As well as these personal explorations, it seems that broader subject matter is becoming more visible, specifically in relation to society and politics. Chantal’s recent trip to Russia and the imprisonment of three Pussy Riot members inspired the piece ‘Pussy Riot’. “That’s the only political painting I’ve done. It wasn’t actually meant to be political at all; I just wanted to paint pictures of… Ah well it was actually. When I went to Russia there were so many people who just can’t – don’t have an opinion. They get brushed over – with the girls and them getting arrested. I looked at a lot of Russian propaganda posters. There’s one, I don’t know how to pronounce it, but it means ‘Don’t speak’ in Russian and had a woman with her finger across her lips and that’s what inspired me to do that particular painting.”
The decision to highlight such topics and portray the women involved in a particular way, as victims for example, suggests a developing social commentary throughout Chantal’s work.

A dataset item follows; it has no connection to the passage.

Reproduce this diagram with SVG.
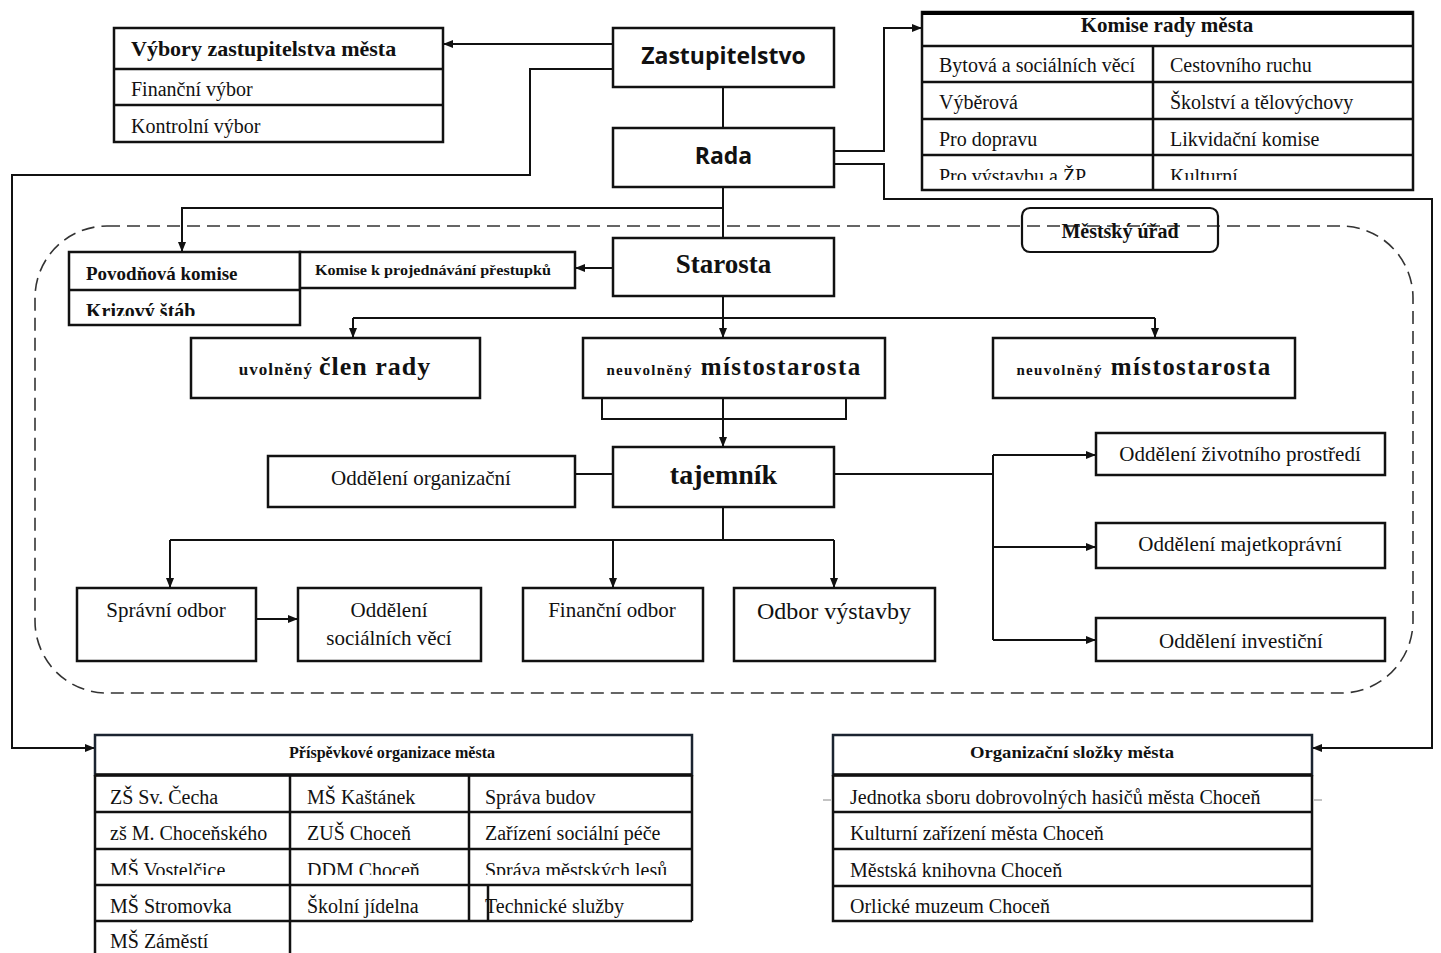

“I’ve done one about eating disorders and models – ish, not directly. It’s not directly linked to eating disorders as such, but I was looking at pictures of women in magazines and then I would paint them. Then I would paint the word ‘pressure’ on their neck and have all this gloomy background and have her crying.
“One of my biggest things in life is that I absolutely hate what people expect of everyone, you know? What they expect of young people and what we’re supposed to do, what we’re supposed to look like, what we’re supposed to eat, what we’re supposed to wear. I wanna convey more and more of that in my future paintings. I wanna put more of a clear message forward.”
Perhaps these new messages could be interpreted as a young woman’s attempt at making sense of themselves and their place in the modern world. So far, remaining true to her creative instincts has proved to be beneficial to Chantal’s artistic development and in light of her future goals and inspirations it’s safe to assume that any new ideas will only enrich an already promising body of work.